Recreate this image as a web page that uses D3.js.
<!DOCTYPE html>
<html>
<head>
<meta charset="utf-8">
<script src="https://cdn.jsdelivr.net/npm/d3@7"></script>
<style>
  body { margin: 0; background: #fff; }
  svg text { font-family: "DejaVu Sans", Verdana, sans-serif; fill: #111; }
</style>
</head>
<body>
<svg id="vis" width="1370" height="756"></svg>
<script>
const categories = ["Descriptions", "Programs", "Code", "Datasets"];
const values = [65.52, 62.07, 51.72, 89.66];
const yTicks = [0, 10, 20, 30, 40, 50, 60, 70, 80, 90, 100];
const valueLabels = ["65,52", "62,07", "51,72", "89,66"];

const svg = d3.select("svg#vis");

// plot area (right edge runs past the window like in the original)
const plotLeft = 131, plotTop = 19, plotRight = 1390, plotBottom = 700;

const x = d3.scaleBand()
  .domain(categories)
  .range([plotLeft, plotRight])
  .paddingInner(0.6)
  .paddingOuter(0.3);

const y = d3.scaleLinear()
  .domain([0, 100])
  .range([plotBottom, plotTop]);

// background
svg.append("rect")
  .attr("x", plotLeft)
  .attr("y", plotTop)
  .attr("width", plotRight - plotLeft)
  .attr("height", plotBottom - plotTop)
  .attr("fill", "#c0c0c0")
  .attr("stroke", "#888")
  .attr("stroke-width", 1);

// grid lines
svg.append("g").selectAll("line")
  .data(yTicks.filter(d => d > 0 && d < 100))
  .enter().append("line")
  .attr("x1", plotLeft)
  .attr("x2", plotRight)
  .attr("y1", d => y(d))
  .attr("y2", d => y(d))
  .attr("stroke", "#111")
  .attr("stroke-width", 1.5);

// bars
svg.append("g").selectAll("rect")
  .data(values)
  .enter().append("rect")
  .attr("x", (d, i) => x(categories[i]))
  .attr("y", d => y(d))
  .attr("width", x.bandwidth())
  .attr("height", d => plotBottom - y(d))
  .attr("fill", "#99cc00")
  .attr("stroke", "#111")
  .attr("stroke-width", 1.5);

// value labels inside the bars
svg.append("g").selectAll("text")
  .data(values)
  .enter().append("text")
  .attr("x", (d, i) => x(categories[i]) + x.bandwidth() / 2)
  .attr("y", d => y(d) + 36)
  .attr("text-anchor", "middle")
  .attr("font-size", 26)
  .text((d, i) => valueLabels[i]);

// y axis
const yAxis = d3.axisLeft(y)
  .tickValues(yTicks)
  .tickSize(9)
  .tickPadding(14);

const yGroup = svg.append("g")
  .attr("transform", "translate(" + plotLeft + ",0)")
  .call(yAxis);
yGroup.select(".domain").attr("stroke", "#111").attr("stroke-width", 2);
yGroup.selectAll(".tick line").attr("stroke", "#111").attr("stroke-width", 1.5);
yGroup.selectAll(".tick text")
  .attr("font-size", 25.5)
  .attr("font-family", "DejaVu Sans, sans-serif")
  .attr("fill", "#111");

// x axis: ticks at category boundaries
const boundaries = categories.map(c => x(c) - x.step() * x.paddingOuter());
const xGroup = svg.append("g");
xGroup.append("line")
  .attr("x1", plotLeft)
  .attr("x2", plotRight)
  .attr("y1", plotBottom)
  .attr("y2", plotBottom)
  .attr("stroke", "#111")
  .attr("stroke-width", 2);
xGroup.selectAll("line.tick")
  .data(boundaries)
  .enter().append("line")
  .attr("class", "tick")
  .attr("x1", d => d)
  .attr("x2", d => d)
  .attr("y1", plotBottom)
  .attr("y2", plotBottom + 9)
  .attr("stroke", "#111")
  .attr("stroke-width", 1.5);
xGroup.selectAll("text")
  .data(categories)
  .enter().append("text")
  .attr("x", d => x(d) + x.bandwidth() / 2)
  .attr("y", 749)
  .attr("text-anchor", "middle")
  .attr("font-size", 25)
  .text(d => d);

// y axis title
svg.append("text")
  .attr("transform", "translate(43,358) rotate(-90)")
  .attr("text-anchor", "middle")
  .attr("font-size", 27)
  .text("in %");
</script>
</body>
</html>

##############################

> WHAT THIS TASK INVOLVES
Write the material out exactly, with nothing left out.

> COMPLETE OUTPUT
Recreate this image as a web page that uses D3.js.
<!DOCTYPE html>
<html>
<head>
<meta charset="utf-8">
<script src="https://cdn.jsdelivr.net/npm/d3@7"></script>
<style>
  body { margin: 0; background: #fff; }
  svg text { font-family: "DejaVu Sans", Verdana, sans-serif; fill: #111; }
</style>
</head>
<body>
<svg id="vis" width="1370" height="756"></svg>
<script>
const categories = ["Descriptions", "Programs", "Code", "Datasets"];
const values = [65.52, 62.07, 51.72, 89.66];
const yTicks = [0, 10, 20, 30, 40, 50, 60, 70, 80, 90, 100];
const valueLabels = ["65,52", "62,07", "51,72", "89,66"];

const svg = d3.select("svg#vis");

// plot area (right edge runs past the window like in the original)
const plotLeft = 131, plotTop = 19, plotRight = 1390, plotBottom = 700;

const x = d3.scaleBand()
  .domain(categories)
  .range([plotLeft, plotRight])
  .paddingInner(0.6)
  .paddingOuter(0.3);

const y = d3.scaleLinear()
  .domain([0, 100])
  .range([plotBottom, plotTop]);

// background
svg.append("rect")
  .attr("x", plotLeft)
  .attr("y", plotTop)
  .attr("width", plotRight - plotLeft)
  .attr("height", plotBottom - plotTop)
  .attr("fill", "#c0c0c0")
  .attr("stroke", "#888")
  .attr("stroke-width", 1);

// grid lines
svg.append("g").selectAll("line")
  .data(yTicks.filter(d => d > 0 && d < 100))
  .enter().append("line")
  .attr("x1", plotLeft)
  .attr("x2", plotRight)
  .attr("y1", d => y(d))
  .attr("y2", d => y(d))
  .attr("stroke", "#111")
  .attr("stroke-width", 1.5);

// bars
svg.append("g").selectAll("rect")
  .data(values)
  .enter().append("rect")
  .attr("x", (d, i) => x(categories[i]))
  .attr("y", d => y(d))
  .attr("width", x.bandwidth())
  .attr("height", d => plotBottom - y(d))
  .attr("fill", "#99cc00")
  .attr("stroke", "#111")
  .attr("stroke-width", 1.5);

// value labels inside the bars
svg.append("g").selectAll("text")
  .data(values)
  .enter().append("text")
  .attr("x", (d, i) => x(categories[i]) + x.bandwidth() / 2)
  .attr("y", d => y(d) + 36)
  .attr("text-anchor", "middle")
  .attr("font-size", 26)
  .text((d, i) => valueLabels[i]);

// y axis
const yAxis = d3.axisLeft(y)
  .tickValues(yTicks)
  .tickSize(9)
  .tickPadding(14);

const yGroup = svg.append("g")
  .attr("transform", "translate(" + plotLeft + ",0)")
  .call(yAxis);
yGroup.select(".domain").attr("stroke", "#111").attr("stroke-width", 2);
yGroup.selectAll(".tick line").attr("stroke", "#111").attr("stroke-width", 1.5);
yGroup.selectAll(".tick text")
  .attr("font-size", 25.5)
  .attr("font-family", "DejaVu Sans, sans-serif")
  .attr("fill", "#111");

// x axis: ticks at category boundaries
const boundaries = categories.map(c => x(c) - x.step() * x.paddingOuter());
const xGroup = svg.append("g");
xGroup.append("line")
  .attr("x1", plotLeft)
  .attr("x2", plotRight)
  .attr("y1", plotBottom)
  .attr("y2", plotBottom)
  .attr("stroke", "#111")
  .attr("stroke-width", 2);
xGroup.selectAll("line.tick")
  .data(boundaries)
  .enter().append("line")
  .attr("class", "tick")
  .attr("x1", d => d)
  .attr("x2", d => d)
  .attr("y1", plotBottom)
  .attr("y2", plotBottom + 9)
  .attr("stroke", "#111")
  .attr("stroke-width", 1.5);
xGroup.selectAll("text")
  .data(categories)
  .enter().append("text")
  .attr("x", d => x(d) + x.bandwidth() / 2)
  .attr("y", 749)
  .attr("text-anchor", "middle")
  .attr("font-size", 25)
  .text(d => d);

// y axis title
svg.append("text")
  .attr("transform", "translate(43,358) rotate(-90)")
  .attr("text-anchor", "middle")
  .attr("font-size", 27)
  .text("in %");
</script>
</body>
</html>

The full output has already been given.